In dem
Kassenschlager "Ziemlich beste Freunde" von 2012 gibt es eine Szene, die sich
Kinogänger, die auch Theaterkritiken wie diese hier lesen, gemerkt haben
dürften. Omar Sy sitzt da als zum Krankenpfleger mutierter Proll Driss in der
Oper. Philippe, den er pflegen soll, ist ein Fan von klassischer Musik, hört
auch zu Hause ständig Mozart, Bach und Schubert, also gehört der Opernbesuch zu
Driss’ Pflichten. Das Licht geht aus, der Vorhang auf, gespannte Stille. Ernste
Gesichter. Die Musik hebt an. In diese feierliche Konzentration hinein platzt
die Stimme von Driss: Da singt ja ein Baum! Da singt ein Baum, auf Deutsch!
Es ist eine sehr
komische Szene. Nicht Driss wirkt lächerlich. Sondern der heilige Ernst, mit dem
die Opernbesucher im Film dem Sänger im Blätterkostüm folgen – man könnte auch
sagen: Leute wie wir. Leute, die an einem Freitagabend Vergnügen daran haben,
auf einer Bühne, der in der Reithalle zum Beispiel, anderen dabei zuzusehen, wie
sie uns ganz offensichtlich etwas "vormachen", ohne dass das jemanden stören
würde. Im Gegenteil.
In der
Bühnenfassung von "Ziemlich beste Freunde", die am Freitag in der Reithalle zur
Premiere kam, war besagte Szene nicht dabei. Schade eigentlich, es wäre doch zu
schön gewesen, zu sehen, ob dieses Über-sich-selbst-Lachen auch im Theater
funktioniert. Ein bisschen Metaebene hat Regisseurin Annette Pullen dennoch in
ihre Inszenierung eingebaut, durch die virtuos jonglierte Rollenvielfalt– und in
diesen Momenten, wenn das Theater sich als Theater zeigt, ist dieser Abend am
stärksten. Wenn er hingegen versucht, dem Kino in seiner emotionalen Wucht
nachzusteigen, wirkt das klein.
Besonders virtuos
jongliert Jonas Götzinger seine Rollen, als Prostituierte, Galerist,
Familienangehöriger und Pfleger.

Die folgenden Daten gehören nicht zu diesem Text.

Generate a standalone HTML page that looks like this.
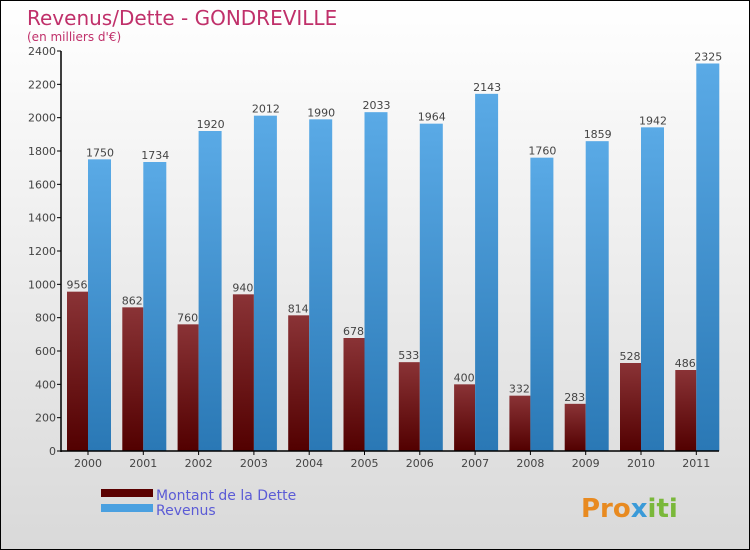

Als solcher darf er auch den Abend eröffnen,
stellt sich dem Publikum als professioneller Sozialarbeiter vor – gleich
dreimal, von leise bis schreihalslaut. Seine Vokabeln kennt er, muss aber die
Aussprache noch üben: "Ink, Ink, Inklusion!" Da probt einer seine Rolle und
zeigt uns damit gleich zwei Dinge: Ja, dieses Theater weiß, dass es nur Spiel
ist, seine Spieler gewissermaßen die Sänger im Blätterkostüm. Und zweitens
verstehen wir sofort, warum der querschnittsgelähmte Philippe (Philipp Mauritz)

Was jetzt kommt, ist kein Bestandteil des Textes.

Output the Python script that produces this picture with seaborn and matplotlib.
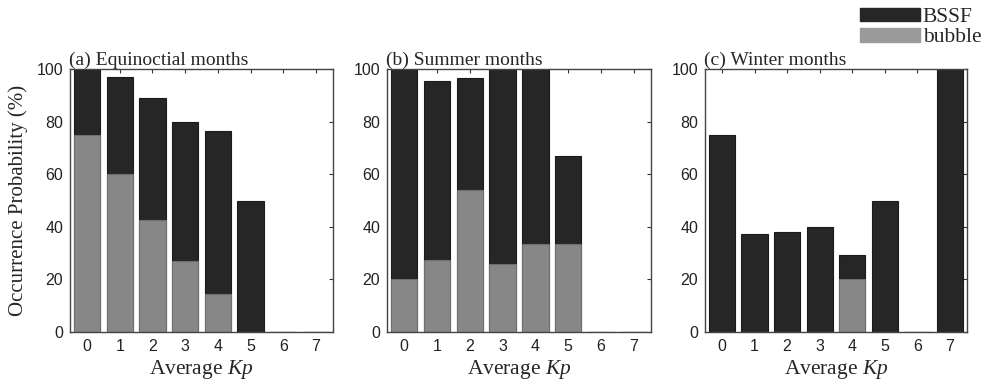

sich von diesem Streber ("Ich mag Behinderte, schon von klein auf!") nicht
betreuen lassen wird.
Stattdessen also
Auftritt Driss (Frédéric Bossier). Er will eigentlich nur eine Unterschrift fürs
Arbeitsamt, hat keinen Text vorbereitet, offenbar auch keine Ahnung, mit wem er
es zu tun hat. Vor allem aber hat Driss keine Berührungsängste. "Haben Sie keine
Gewissensbisse, dem Staat auf der Tasche zu liegen?", fragt der wohlhabende
Philippe, als er merkt, dass Driss nur auf die Unterstützung vom Amt aus ist.

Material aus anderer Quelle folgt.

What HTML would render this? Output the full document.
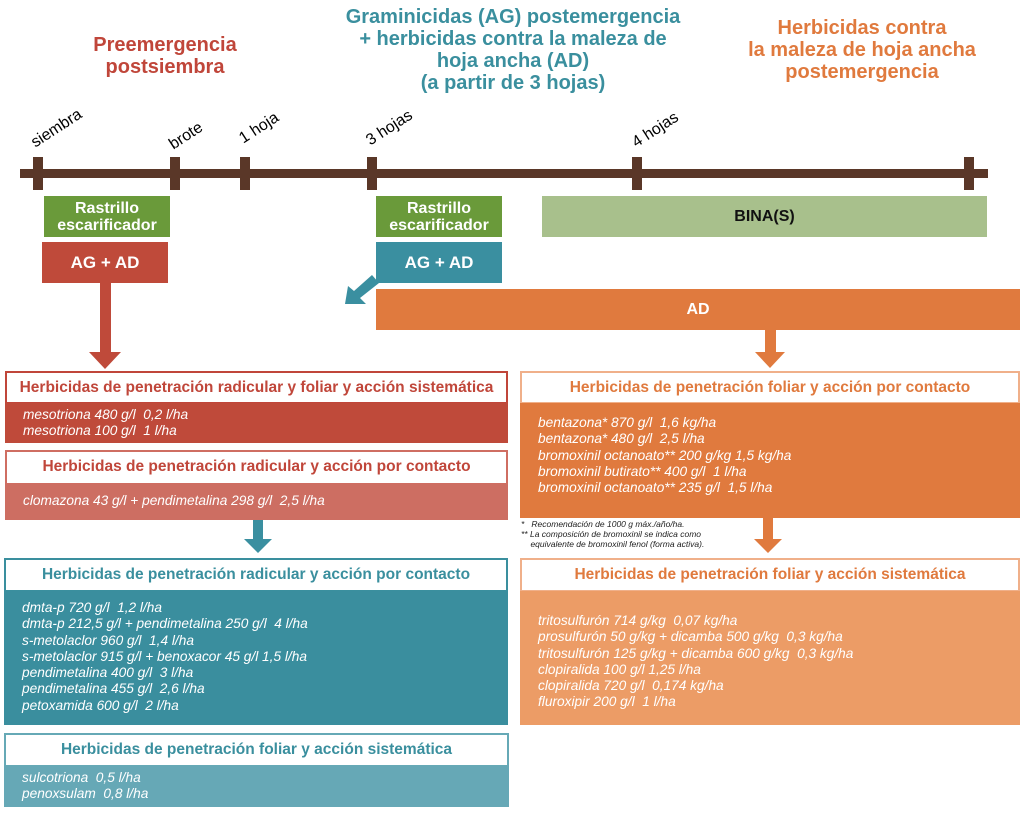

"Und Sie?", fragt Driss den Schwerbehinderten da zurück. Eins zu eins.
Driss wird
eingestellt, natürlich. Was folgt, ist ein ebenso erwartbarer wie unterhaltsamer
Kulturaustausch: Driss holt Philippe aus seinem Elfenbeinturm, bringt ihm die
Musik von Eminem bei, den Mut, eine langjährige Brieffreundschaft einfach
anzurufen, holt auch mal eine Prostituierte ins Haus. Von Philippe lernt er im
Gegenzug, dass man sich auch am Ohr erregen lassen kann, dass Berlioz ein
Komponist ist, und auch allerhand über Alexandriner, wie der Schluss zeigt. Und
von Magalie (wunderbar wandelbar: Meike Finck in einer von fünf Rollen),
Philippes so sanfter wie strenger Sekretärin, lernt Driss, dass nicht alle
Frauen sich von einem erzwungenen Kuss verführen lassen – auch das eine höchst
aktuelle Erkenntnis.
Philipp Mauritz ist
ein melancholischer Philippe, willensstark, dank Driss zunehmend lebensfroh und
in der Paragliding- Szene, wenn Philippe sich jesusgleich aus dem Rollstuhl
erhebt, geradezu berückend. Frédéric Brossier spielt seinen Driss mit
unerschütterlichem Frohsinn und ebensolchem Selbstbewusstsein. Dass er kein Omar
Sy ist, dafür kann er nichts, und doch erinnert diese Besetzung daran, dass der
Film durch die verschiedenen Hautfarben der Spieler noch eine ganz andere
(sozialkritische) Ebene berührte. Die bleibt der Potsdamer Adaption verschlossen
– und das Stück daher netter, als es sein müsste.